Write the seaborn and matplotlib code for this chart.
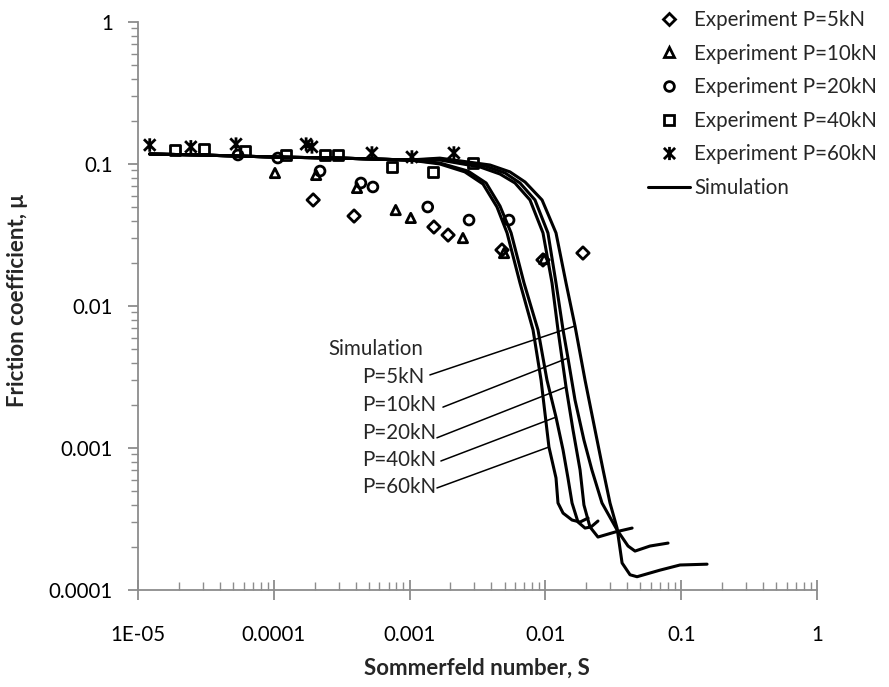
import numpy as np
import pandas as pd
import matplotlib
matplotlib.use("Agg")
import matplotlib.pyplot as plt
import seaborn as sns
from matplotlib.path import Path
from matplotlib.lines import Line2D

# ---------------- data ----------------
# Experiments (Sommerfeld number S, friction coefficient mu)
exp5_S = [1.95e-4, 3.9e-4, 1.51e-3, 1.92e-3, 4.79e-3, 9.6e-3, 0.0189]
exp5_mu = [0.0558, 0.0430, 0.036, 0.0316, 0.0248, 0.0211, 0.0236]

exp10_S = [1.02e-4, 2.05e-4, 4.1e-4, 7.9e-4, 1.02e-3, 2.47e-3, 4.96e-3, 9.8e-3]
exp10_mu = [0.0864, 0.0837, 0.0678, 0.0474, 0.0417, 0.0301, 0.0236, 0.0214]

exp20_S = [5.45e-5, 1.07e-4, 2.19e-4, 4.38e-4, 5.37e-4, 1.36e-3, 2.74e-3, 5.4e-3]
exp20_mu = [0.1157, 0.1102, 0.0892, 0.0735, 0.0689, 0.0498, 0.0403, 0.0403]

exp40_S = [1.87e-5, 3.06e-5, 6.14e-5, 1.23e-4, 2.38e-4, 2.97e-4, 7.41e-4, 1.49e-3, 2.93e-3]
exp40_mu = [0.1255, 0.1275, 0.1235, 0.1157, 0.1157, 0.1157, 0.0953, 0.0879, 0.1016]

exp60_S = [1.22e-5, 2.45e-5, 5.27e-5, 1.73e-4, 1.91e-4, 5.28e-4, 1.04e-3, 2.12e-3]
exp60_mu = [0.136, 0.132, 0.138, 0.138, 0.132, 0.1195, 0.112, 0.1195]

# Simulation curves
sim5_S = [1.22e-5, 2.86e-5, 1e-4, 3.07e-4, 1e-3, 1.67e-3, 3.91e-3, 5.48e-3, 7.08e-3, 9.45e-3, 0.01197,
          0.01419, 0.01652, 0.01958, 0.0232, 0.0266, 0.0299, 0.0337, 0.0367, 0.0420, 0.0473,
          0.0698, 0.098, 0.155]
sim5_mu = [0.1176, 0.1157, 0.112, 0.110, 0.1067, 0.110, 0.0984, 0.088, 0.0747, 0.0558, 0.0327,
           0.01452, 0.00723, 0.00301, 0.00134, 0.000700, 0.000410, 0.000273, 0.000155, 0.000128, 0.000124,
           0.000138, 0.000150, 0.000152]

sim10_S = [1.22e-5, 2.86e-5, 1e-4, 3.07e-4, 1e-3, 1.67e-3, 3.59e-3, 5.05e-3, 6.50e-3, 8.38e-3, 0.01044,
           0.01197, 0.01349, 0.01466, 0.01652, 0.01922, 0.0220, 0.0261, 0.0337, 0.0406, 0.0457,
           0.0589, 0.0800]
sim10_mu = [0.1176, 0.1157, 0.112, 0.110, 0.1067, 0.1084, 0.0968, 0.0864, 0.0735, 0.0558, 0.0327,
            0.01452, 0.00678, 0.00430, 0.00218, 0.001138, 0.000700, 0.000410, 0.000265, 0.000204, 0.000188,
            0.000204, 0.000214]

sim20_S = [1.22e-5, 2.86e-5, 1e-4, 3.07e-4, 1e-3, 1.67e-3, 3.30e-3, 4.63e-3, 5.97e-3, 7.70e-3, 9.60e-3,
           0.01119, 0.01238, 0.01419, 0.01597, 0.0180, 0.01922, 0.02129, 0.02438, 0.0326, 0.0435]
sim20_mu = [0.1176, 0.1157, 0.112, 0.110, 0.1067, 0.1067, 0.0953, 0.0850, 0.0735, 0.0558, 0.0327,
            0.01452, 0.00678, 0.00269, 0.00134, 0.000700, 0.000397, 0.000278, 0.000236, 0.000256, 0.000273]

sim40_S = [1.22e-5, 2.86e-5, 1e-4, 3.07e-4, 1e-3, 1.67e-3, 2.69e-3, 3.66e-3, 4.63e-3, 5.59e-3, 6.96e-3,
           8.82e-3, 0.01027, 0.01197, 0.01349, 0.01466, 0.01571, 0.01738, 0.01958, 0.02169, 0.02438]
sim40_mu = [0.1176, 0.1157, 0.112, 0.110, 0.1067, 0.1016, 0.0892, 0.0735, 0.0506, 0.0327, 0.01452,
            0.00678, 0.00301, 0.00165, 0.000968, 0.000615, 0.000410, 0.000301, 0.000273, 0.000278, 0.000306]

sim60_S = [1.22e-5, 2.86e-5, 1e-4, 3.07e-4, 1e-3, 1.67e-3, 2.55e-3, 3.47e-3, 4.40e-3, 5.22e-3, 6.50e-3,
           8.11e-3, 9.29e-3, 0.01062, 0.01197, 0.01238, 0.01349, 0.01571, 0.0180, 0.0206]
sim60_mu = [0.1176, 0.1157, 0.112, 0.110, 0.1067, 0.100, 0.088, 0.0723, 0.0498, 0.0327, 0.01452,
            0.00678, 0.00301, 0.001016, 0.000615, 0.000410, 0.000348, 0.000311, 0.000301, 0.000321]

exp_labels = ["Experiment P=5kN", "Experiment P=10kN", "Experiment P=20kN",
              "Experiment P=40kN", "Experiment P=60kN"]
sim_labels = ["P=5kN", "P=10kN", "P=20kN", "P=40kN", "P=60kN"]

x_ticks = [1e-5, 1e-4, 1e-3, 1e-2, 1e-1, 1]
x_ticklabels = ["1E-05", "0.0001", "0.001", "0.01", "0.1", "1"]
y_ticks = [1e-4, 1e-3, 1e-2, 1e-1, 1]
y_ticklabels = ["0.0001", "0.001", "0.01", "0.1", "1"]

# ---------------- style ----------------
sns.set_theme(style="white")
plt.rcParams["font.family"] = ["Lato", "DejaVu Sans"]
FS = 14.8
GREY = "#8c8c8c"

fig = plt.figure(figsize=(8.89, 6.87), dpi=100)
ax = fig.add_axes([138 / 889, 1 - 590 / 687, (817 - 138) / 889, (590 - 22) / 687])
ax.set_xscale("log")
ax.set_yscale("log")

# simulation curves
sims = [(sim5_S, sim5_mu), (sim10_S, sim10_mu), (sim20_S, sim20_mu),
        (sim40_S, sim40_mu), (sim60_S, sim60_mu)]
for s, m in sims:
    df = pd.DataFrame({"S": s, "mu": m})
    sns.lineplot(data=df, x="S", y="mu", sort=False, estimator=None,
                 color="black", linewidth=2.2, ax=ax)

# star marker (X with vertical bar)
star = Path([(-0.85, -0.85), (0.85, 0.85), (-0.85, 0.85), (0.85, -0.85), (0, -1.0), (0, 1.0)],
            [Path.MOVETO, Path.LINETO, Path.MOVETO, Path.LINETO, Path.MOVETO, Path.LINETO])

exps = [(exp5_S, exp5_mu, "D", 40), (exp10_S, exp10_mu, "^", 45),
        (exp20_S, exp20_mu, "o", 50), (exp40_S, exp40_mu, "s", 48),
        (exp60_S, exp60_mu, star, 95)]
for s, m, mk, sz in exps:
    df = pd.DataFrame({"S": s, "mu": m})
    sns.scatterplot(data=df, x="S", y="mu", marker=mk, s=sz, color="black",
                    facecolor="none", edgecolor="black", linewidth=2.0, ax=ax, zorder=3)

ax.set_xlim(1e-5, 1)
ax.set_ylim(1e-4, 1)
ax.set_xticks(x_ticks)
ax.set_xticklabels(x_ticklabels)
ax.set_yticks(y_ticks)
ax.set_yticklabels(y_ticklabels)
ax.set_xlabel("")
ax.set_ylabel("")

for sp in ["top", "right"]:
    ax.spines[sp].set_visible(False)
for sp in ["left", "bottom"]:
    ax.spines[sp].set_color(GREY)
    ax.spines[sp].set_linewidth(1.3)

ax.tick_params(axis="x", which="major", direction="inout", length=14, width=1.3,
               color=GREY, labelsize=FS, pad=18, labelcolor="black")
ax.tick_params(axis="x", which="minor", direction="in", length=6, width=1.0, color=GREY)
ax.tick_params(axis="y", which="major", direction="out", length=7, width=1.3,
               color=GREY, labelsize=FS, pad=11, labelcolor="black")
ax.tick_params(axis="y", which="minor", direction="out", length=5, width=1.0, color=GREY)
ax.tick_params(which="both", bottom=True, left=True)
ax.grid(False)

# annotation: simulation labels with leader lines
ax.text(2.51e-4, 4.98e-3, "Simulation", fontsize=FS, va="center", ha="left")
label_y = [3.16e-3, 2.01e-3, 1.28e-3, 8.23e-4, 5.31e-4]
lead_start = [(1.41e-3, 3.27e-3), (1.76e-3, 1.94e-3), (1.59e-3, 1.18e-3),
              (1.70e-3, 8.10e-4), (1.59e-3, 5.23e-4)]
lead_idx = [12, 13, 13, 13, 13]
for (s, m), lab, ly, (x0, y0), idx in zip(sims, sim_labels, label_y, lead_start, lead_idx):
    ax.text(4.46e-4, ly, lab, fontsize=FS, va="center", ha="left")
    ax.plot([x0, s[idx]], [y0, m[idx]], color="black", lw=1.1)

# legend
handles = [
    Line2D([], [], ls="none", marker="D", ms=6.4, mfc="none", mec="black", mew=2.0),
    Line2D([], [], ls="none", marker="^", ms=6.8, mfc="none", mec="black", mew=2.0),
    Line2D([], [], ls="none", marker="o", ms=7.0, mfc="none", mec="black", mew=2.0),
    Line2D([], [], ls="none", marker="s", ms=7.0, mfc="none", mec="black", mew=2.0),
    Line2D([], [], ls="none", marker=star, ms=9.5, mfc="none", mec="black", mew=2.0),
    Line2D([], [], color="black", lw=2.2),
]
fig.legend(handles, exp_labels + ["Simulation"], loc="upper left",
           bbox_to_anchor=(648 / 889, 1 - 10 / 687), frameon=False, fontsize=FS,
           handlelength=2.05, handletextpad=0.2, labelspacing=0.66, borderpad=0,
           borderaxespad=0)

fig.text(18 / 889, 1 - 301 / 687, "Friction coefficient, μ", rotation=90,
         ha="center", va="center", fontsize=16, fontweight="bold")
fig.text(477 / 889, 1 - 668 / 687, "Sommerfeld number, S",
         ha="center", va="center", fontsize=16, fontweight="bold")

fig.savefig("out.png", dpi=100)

Challenge: Repeat the lines above, starting at the first and stopping after the line that holds "0.0248, 0.0211, 0.0236]", with the pictures left out.

Response for this exercise:
Write the seaborn and matplotlib code for this chart.
import numpy as np
import pandas as pd
import matplotlib
matplotlib.use("Agg")
import matplotlib.pyplot as plt
import seaborn as sns
from matplotlib.path import Path
from matplotlib.lines import Line2D

# ---------------- data ----------------
# Experiments (Sommerfeld number S, friction coefficient mu)
exp5_S = [1.95e-4, 3.9e-4, 1.51e-3, 1.92e-3, 4.79e-3, 9.6e-3, 0.0189]
exp5_mu = [0.0558, 0.0430, 0.036, 0.0316, 0.0248, 0.0211, 0.0236]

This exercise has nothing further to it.